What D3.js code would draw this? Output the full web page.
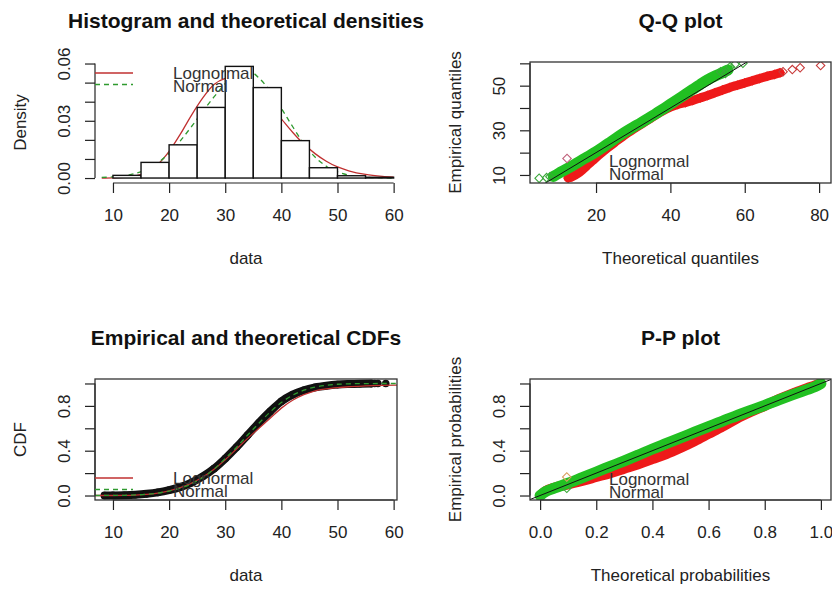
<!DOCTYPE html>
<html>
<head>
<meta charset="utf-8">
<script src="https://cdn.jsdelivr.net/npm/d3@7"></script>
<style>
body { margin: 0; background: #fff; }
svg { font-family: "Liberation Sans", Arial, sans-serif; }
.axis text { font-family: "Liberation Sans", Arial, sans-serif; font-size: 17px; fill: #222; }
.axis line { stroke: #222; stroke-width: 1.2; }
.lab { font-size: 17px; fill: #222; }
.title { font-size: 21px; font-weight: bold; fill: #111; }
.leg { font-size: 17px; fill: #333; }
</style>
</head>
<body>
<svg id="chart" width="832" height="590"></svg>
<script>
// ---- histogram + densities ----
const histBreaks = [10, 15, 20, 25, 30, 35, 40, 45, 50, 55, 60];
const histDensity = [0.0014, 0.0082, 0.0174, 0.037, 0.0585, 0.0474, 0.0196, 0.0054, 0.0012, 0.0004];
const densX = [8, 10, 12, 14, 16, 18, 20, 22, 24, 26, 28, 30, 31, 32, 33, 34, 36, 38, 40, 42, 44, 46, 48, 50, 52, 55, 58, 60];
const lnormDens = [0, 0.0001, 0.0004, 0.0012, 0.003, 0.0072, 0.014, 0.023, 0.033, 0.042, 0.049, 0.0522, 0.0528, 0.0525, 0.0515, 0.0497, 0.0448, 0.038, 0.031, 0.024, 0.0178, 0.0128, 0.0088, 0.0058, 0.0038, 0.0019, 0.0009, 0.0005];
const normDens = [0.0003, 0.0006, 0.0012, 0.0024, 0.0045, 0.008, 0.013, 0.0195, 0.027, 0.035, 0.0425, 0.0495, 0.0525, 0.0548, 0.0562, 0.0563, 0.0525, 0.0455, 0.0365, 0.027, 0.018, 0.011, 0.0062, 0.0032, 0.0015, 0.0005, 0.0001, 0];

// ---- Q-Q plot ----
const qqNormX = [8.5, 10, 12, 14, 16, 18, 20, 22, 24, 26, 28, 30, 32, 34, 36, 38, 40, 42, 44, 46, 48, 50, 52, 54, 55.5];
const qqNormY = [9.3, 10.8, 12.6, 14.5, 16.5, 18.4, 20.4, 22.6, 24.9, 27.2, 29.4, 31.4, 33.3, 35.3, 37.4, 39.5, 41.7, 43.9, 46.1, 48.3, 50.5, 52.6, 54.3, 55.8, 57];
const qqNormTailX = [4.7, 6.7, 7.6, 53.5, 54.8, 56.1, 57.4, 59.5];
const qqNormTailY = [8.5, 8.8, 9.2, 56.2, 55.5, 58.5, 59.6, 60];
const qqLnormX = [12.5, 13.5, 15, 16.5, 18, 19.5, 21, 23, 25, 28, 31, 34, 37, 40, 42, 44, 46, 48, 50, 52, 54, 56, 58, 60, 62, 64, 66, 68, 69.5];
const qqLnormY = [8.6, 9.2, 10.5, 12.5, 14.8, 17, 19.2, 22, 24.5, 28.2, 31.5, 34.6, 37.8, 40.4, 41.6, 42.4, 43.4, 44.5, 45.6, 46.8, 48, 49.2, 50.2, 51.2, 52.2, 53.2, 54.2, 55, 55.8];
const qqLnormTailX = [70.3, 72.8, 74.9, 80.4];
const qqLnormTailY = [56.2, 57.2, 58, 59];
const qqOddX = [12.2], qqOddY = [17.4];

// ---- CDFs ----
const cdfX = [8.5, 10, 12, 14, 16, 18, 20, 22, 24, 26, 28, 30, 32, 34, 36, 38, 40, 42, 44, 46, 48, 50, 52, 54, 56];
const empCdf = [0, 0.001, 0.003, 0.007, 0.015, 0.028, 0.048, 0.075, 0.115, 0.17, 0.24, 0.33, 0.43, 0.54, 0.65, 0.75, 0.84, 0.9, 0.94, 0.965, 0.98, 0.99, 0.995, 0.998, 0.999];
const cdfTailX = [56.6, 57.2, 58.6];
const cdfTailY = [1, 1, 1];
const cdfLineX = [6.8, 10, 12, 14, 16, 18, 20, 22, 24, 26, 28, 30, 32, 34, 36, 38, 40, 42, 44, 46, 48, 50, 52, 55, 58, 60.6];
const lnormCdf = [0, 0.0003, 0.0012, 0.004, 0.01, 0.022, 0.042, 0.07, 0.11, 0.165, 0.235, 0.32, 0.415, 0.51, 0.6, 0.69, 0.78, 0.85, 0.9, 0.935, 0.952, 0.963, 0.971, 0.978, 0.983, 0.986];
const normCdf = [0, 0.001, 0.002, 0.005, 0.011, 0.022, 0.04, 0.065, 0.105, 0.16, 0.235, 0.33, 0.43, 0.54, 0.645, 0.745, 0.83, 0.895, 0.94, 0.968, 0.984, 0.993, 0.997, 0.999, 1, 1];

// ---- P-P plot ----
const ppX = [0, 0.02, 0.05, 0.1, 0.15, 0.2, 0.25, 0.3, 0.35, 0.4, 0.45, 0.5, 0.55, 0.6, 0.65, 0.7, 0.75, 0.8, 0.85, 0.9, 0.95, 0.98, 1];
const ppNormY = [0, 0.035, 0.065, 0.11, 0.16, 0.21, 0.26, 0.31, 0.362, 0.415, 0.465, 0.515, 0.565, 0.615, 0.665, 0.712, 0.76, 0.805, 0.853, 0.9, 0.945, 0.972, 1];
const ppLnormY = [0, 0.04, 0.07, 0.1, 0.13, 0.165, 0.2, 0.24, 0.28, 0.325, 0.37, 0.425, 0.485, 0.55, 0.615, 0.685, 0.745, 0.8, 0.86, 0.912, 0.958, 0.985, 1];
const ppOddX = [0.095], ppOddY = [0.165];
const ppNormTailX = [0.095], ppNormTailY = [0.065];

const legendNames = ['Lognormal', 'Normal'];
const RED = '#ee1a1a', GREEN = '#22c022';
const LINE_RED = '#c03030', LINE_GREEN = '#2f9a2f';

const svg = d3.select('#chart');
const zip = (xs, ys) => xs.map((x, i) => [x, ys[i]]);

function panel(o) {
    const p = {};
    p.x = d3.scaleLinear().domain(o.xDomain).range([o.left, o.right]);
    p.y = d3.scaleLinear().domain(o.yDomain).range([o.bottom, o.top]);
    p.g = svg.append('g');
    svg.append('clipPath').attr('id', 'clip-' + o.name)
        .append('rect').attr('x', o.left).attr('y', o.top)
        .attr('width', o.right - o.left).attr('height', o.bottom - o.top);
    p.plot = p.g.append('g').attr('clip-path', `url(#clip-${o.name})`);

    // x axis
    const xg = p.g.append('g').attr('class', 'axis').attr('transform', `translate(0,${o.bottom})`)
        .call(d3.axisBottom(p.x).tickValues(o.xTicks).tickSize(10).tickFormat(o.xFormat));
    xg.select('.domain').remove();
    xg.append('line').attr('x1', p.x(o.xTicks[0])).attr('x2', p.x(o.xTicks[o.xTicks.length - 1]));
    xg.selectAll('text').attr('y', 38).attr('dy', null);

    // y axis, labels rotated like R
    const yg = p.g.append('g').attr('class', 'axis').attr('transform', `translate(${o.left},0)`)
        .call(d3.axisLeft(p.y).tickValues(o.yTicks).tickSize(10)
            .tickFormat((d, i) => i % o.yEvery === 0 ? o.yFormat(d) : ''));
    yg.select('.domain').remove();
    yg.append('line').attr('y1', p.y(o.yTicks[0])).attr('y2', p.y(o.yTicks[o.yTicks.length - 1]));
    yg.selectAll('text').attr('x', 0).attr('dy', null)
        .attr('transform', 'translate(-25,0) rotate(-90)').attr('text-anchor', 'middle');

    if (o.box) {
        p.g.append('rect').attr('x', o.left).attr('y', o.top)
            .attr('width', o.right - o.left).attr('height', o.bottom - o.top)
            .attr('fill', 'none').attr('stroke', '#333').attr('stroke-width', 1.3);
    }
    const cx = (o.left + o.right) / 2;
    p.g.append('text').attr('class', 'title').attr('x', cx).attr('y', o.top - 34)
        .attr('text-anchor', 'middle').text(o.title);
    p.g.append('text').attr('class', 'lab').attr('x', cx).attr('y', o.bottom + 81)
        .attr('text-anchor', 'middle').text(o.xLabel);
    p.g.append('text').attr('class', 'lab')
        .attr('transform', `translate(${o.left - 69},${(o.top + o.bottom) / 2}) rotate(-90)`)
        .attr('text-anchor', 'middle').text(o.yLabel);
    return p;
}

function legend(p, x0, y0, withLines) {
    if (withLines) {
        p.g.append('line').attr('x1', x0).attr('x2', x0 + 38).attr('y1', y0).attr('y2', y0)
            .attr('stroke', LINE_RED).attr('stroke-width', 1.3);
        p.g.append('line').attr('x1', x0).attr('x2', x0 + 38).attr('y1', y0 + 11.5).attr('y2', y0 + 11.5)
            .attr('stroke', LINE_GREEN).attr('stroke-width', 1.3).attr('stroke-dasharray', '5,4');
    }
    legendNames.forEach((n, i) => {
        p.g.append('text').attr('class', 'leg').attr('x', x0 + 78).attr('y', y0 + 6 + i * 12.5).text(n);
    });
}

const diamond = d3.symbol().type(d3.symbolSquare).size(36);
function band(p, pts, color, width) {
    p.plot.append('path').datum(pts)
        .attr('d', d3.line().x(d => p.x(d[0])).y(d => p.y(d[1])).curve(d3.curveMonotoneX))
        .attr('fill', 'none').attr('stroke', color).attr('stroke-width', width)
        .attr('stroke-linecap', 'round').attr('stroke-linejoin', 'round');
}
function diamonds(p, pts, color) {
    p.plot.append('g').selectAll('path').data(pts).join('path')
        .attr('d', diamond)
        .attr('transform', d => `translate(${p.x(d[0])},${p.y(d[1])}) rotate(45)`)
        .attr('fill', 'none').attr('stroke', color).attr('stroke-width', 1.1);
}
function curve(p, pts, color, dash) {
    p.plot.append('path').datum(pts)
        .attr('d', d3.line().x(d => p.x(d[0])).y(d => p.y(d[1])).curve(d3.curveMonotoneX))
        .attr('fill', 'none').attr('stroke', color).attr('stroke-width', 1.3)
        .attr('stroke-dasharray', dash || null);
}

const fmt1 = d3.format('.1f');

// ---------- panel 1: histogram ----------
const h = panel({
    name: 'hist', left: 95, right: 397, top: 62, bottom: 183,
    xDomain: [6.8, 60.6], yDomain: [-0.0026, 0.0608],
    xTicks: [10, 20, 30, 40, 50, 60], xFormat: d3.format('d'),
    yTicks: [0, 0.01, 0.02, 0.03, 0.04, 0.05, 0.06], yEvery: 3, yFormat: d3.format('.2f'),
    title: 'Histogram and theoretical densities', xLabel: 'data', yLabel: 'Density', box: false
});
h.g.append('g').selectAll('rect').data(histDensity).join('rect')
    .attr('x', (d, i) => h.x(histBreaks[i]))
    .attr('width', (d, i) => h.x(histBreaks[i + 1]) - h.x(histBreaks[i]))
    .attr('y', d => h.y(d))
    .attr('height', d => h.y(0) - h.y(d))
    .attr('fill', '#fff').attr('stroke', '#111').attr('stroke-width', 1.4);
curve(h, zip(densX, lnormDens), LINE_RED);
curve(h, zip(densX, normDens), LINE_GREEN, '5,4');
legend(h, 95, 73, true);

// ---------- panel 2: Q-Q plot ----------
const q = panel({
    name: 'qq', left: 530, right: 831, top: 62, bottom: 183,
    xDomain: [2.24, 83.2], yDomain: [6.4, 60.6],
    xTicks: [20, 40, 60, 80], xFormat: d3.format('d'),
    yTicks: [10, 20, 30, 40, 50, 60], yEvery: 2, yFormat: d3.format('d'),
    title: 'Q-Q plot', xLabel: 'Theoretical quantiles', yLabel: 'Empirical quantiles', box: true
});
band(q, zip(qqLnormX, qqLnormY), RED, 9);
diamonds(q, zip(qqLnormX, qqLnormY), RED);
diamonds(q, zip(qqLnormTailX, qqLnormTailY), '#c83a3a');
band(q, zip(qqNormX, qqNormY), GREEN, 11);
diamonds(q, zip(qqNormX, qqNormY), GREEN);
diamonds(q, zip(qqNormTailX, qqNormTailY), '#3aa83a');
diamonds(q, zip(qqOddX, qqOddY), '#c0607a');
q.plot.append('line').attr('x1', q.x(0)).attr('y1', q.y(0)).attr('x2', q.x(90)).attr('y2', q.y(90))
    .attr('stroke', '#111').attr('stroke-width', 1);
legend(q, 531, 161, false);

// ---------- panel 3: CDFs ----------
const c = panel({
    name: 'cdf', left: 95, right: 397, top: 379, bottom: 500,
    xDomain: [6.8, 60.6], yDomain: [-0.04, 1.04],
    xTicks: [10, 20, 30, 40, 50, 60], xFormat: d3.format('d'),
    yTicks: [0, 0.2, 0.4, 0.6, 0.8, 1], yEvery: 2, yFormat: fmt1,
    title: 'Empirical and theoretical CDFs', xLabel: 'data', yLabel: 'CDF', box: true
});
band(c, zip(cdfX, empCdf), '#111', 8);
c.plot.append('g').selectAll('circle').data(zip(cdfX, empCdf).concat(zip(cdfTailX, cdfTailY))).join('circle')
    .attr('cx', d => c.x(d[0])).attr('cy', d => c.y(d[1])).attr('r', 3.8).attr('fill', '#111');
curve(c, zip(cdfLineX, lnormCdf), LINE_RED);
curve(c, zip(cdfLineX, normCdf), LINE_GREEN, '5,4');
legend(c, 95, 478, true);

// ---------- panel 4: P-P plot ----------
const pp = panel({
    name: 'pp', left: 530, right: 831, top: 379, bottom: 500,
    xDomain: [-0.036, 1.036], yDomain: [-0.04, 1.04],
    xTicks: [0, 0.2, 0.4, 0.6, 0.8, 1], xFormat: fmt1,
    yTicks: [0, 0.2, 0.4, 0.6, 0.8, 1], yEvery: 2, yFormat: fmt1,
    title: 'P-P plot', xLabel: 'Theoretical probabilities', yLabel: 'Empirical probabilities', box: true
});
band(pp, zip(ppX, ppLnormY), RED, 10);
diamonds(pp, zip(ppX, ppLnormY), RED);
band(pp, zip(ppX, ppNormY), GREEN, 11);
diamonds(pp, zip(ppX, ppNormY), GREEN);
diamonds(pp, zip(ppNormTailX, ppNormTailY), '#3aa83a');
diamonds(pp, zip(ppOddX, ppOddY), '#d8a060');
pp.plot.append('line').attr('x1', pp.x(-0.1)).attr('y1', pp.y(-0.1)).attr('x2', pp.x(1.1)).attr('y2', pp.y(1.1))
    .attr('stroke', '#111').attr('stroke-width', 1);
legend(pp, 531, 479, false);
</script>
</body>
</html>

==

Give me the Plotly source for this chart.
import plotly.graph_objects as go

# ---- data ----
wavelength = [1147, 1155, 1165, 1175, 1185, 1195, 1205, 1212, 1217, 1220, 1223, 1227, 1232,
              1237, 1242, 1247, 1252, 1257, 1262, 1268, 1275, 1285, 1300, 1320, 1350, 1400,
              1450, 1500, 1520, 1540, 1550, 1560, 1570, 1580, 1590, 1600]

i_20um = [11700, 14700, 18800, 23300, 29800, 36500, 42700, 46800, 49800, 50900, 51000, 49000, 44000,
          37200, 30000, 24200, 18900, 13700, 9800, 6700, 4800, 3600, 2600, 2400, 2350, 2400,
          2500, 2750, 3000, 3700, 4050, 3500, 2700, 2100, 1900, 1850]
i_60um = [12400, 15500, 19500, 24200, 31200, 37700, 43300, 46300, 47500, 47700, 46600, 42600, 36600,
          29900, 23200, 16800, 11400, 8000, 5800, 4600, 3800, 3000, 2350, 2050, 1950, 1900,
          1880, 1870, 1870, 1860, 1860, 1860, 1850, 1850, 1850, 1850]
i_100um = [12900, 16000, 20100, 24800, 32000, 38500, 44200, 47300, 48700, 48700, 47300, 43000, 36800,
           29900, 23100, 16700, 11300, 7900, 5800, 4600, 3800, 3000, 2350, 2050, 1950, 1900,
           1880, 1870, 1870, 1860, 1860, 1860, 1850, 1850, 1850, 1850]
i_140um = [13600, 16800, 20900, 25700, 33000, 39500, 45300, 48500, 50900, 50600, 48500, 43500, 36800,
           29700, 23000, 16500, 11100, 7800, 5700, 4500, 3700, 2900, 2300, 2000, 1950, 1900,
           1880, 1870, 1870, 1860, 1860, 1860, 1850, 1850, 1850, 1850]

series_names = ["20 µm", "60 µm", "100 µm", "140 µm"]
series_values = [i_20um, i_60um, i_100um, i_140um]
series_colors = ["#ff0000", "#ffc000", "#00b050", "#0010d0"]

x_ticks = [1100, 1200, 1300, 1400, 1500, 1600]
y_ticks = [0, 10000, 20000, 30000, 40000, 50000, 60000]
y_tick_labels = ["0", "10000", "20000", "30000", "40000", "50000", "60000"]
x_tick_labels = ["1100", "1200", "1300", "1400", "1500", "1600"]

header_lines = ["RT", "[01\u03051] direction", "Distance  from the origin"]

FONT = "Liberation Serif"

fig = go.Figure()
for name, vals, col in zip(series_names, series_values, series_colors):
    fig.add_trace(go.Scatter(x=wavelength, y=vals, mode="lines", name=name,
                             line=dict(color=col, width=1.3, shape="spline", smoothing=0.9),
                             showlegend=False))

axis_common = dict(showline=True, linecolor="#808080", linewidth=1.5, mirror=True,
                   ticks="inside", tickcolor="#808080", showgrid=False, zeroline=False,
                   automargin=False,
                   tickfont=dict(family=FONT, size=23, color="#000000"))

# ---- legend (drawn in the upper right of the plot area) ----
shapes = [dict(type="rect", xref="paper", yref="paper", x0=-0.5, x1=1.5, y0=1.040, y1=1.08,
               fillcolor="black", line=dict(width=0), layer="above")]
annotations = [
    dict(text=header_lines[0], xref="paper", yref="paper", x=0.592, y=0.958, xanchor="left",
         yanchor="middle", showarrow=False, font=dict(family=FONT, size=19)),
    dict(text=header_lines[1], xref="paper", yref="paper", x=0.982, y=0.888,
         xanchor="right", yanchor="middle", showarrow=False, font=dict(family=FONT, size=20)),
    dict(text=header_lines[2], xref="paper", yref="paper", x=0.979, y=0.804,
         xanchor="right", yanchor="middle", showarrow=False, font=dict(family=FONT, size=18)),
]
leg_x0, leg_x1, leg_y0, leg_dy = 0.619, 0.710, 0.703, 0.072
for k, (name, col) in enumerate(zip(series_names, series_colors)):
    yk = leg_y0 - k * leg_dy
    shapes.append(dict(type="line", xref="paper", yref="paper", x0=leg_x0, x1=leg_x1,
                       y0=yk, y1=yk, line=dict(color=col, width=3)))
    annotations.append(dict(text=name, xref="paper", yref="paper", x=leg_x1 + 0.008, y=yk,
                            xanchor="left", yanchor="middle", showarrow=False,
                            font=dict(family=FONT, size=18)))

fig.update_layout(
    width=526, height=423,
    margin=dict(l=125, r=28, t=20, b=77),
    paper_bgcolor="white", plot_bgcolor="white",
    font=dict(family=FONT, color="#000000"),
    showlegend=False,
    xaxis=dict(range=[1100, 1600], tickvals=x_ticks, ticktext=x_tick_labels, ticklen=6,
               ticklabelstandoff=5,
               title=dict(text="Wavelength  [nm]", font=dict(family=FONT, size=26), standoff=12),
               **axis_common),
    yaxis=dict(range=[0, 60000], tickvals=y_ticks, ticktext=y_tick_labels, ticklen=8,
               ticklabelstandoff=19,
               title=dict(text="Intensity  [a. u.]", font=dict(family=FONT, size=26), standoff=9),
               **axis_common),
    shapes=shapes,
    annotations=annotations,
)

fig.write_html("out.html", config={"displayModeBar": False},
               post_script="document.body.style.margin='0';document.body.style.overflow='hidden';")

==

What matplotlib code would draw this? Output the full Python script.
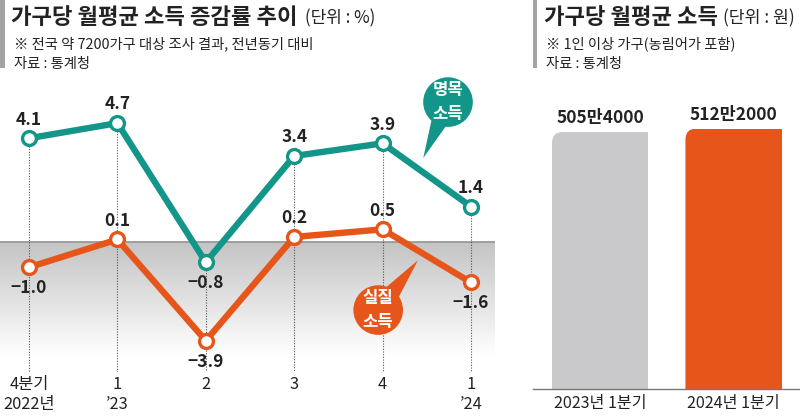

◆ **AIM OF THE TASK**
From the data above, copy each line that has the string "Output".

◆ **WORKED ANSWER**
What D3.js code would draw this? Output the full web page.
What matplotlib code would draw this? Output the full Python script.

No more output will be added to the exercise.